Your task >> Each entry that follows is to be retyped exactly. Pictures do not belong in the copy.

Data entries >>
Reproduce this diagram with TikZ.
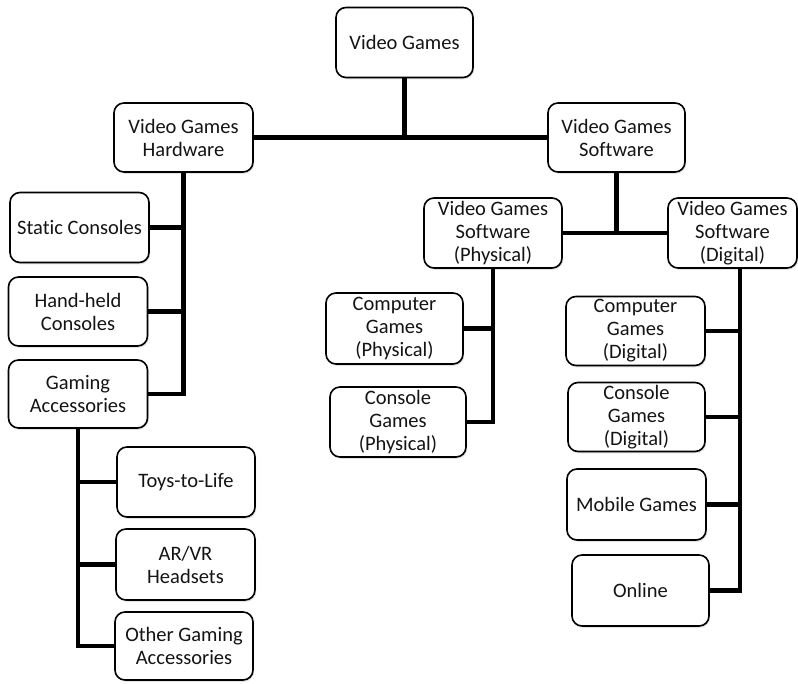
\documentclass[tikz,border=0pt]{standalone}
\usepackage{fontspec}
\setmainfont[Ligatures=NoCommon]{Carlito}
\usetikzlibrary{shadows}
\begin{document}
\begin{tikzpicture}[x=1pt,y=-1pt,
  box/.style={draw=black, line width=1.6pt, rounded corners=10pt, fill=white,
    align=center, inner sep=1pt, text=black!92,
    font=\fontsize{20.5}{23}\selectfont,
    drop shadow={opacity=0.22, shadow xshift=1.2pt, shadow yshift=-1.8pt}},
  link/.style={line width=4.8pt, draw=black}]
\useasboundingbox (0,0) rectangle (798,684);
\fill[white] (0,0) rectangle (798,684);
% nodes
\node[box, minimum width=137pt, minimum height=70pt] (vg) at (404.5,42.5) {Video Games};
\node[box, minimum width=139pt, minimum height=69pt] (hw) at (183.5,137.5) {Video Games\\Hardware};
\node[box, minimum width=137pt, minimum height=69pt] (sw) at (616.5,137.5) {Video Games\\Software};
\node[box, minimum width=139pt, minimum height=70pt] (sc) at (79.5,227.5) {Static Consoles};
\node[box, minimum width=139pt, minimum height=69pt] (hh) at (78,311.5) {Hand-held\\Consoles};
\node[box, minimum width=139pt, minimum height=68pt] (ga) at (78,394) {Gaming\\Accessories};
\node[box, minimum width=138pt, minimum height=70pt] (tl) at (186,482) {Toys-to-Life};
\node[box, minimum width=139pt, minimum height=71pt] (ar) at (185.5,564.5) {AR/VR\\Headsets};
\node[box, minimum width=138pt, minimum height=68pt] (og) at (184,646) {Other Gaming\\Accessories};
\node[box, minimum width=138pt, minimum height=70pt] (php) at (493,233) {Video Games\\Software\\(Physical)};
\node[box, minimum width=129pt, minimum height=70pt] (dig) at (732.5,233) {Video Games\\Software\\(Digital)};
\node[box, minimum width=137pt, minimum height=71pt] (cgp) at (394.5,328.5) {Computer\\Games\\(Physical)};
\node[box, minimum width=136pt, minimum height=70pt] (cop) at (398,422) {Console\\Games\\(Physical)};
\node[box, minimum width=139pt, minimum height=69pt] (cgd) at (635.5,331) {Computer\\Games\\(Digital)};
\node[box, minimum width=137pt, minimum height=69pt] (cod) at (636.5,417) {Console\\Games\\(Digital)};
\node[box, minimum width=139pt, minimum height=71pt] (mob) at (636.5,504.5) {Mobile Games};
\node[box, minimum width=137pt, minimum height=71pt] (onl) at (640.5,590.5) {Online};
\coordinate (dv) at (740,268);
% connectors
\draw[link] (vg.south) -- (vg.south |- hw.east);
\draw[link] (hw.east) -- (sw.west);
\draw[link] (hw.south) -- (hw.south |- ga.east) -- (ga.east);
\draw[link] (sc.east) -- (sc.east -| hw.south);
\draw[link] (hh.east) -- (hh.east -| hw.south);
\draw[link] (ga.south) -- (ga.south |- og.west) -- (og.west);
\draw[link] (tl.west) -- (tl.west -| ga.south);
\draw[link] (ar.west) -- (ar.west -| ga.south);
\draw[link] (sw.south) -- (sw.south |- php.east);
\draw[link] (php.east) -- (dig.west);
\draw[link] (php.south) -- (php.south |- cop.east) -- (cop.east);
\draw[link] (cgp.east) -- (cgp.east -| php.south);
\draw[link] (dv) -- (dv |- onl.east) -- (onl.east);
\draw[link] (cgd.east) -- (cgd.east -| dv);
\draw[link] (cod.east) -- (cod.east -| dv);
\draw[link] (mob.east) -- (mob.east -| dv);
\end{tikzpicture}
\end{document}
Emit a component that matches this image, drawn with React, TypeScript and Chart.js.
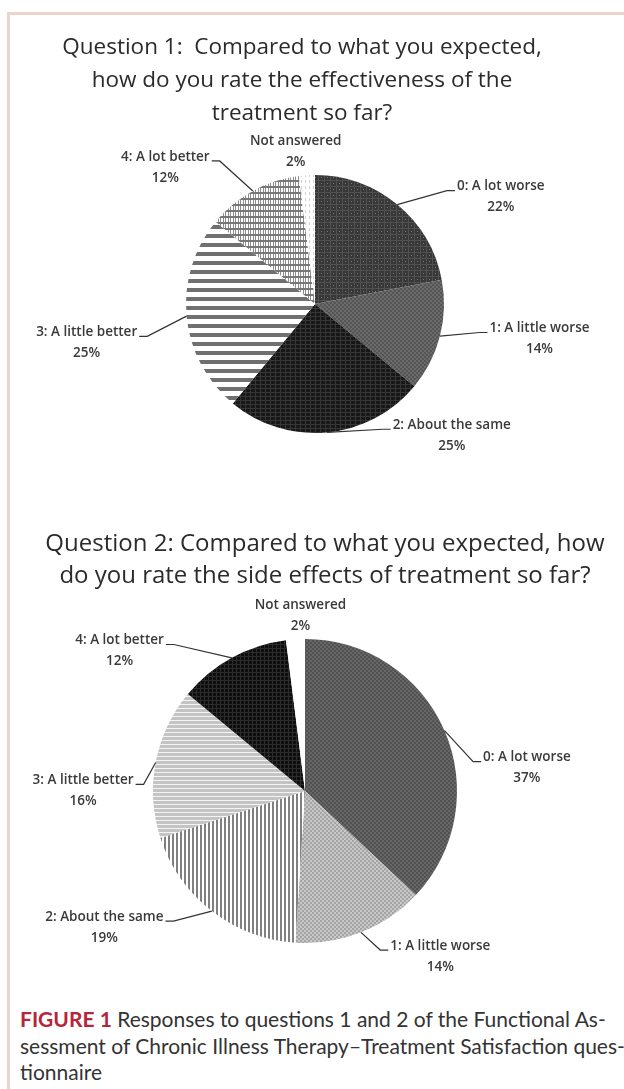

Response to the task >>
Reproduce this diagram with TikZ.
\documentclass[tikz,border=0pt]{standalone}
\usepackage{fontspec}
\setmainfont[Ligatures=NoCommon]{Carlito}
\usetikzlibrary{shadows}
\begin{document}
\begin{tikzpicture}[x=1pt,y=-1pt,
  box/.style={draw=black, line width=1.6pt, rounded corners=10pt, fill=white,
    align=center, inner sep=1pt, text=black!92,
    font=\fontsize{20.5}{23}\selectfont,
    drop shadow={opacity=0.22, shadow xshift=1.2pt, shadow yshift=-1.8pt}},
  link/.style={line width=4.8pt, draw=black}]
\useasboundingbox (0,0) rectangle (798,684);
\fill[white] (0,0) rectangle (798,684);
% nodes
\node[box, minimum width=137pt, minimum height=70pt] (vg) at (404.5,42.5) {Video Games};
\node[box, minimum width=139pt, minimum height=69pt] (hw) at (183.5,137.5) {Video Games\\Hardware};
\node[box, minimum width=137pt, minimum height=69pt] (sw) at (616.5,137.5) {Video Games\\Software};
\node[box, minimum width=139pt, minimum height=70pt] (sc) at (79.5,227.5) {Static Consoles};
\node[box, minimum width=139pt, minimum height=69pt] (hh) at (78,311.5) {Hand-held\\Consoles};
\node[box, minimum width=139pt, minimum height=68pt] (ga) at (78,394) {Gaming\\Accessories};
\node[box, minimum width=138pt, minimum height=70pt] (tl) at (186,482) {Toys-to-Life};
\node[box, minimum width=139pt, minimum height=71pt] (ar) at (185.5,564.5) {AR/VR\\Headsets};
\node[box, minimum width=138pt, minimum height=68pt] (og) at (184,646) {Other Gaming\\Accessories};
\node[box, minimum width=138pt, minimum height=70pt] (php) at (493,233) {Video Games\\Software\\(Physical)};
\node[box, minimum width=129pt, minimum height=70pt] (dig) at (732.5,233) {Video Games\\Software\\(Digital)};
\node[box, minimum width=137pt, minimum height=71pt] (cgp) at (394.5,328.5) {Computer\\Games\\(Physical)};
\node[box, minimum width=136pt, minimum height=70pt] (cop) at (398,422) {Console\\Games\\(Physical)};
\node[box, minimum width=139pt, minimum height=69pt] (cgd) at (635.5,331) {Computer\\Games\\(Digital)};
\node[box, minimum width=137pt, minimum height=69pt] (cod) at (636.5,417) {Console\\Games\\(Digital)};
\node[box, minimum width=139pt, minimum height=71pt] (mob) at (636.5,504.5) {Mobile Games};
\node[box, minimum width=137pt, minimum height=71pt] (onl) at (640.5,590.5) {Online};
\coordinate (dv) at (740,268);
% connectors
\draw[link] (vg.south) -- (vg.south |- hw.east);
\draw[link] (hw.east) -- (sw.west);
\draw[link] (hw.south) -- (hw.south |- ga.east) -- (ga.east);
\draw[link] (sc.east) -- (sc.east -| hw.south);
\draw[link] (hh.east) -- (hh.east -| hw.south);
\draw[link] (ga.south) -- (ga.south |- og.west) -- (og.west);
\draw[link] (tl.west) -- (tl.west -| ga.south);
\draw[link] (ar.west) -- (ar.west -| ga.south);
\draw[link] (sw.south) -- (sw.south |- php.east);
\draw[link] (php.east) -- (dig.west);
\draw[link] (php.south) -- (php.south |- cop.east) -- (cop.east);
\draw[link] (cgp.east) -- (cgp.east -| php.south);
\draw[link] (dv) -- (dv |- onl.east) -- (onl.east);
\draw[link] (cgd.east) -- (cgd.east -| dv);
\draw[link] (cod.east) -- (cod.east -| dv);
\draw[link] (mob.east) -- (mob.east -| dv);
\end{tikzpicture}
\end{document}
Emit a component that matches this image, drawn with React, TypeScript and Chart.js.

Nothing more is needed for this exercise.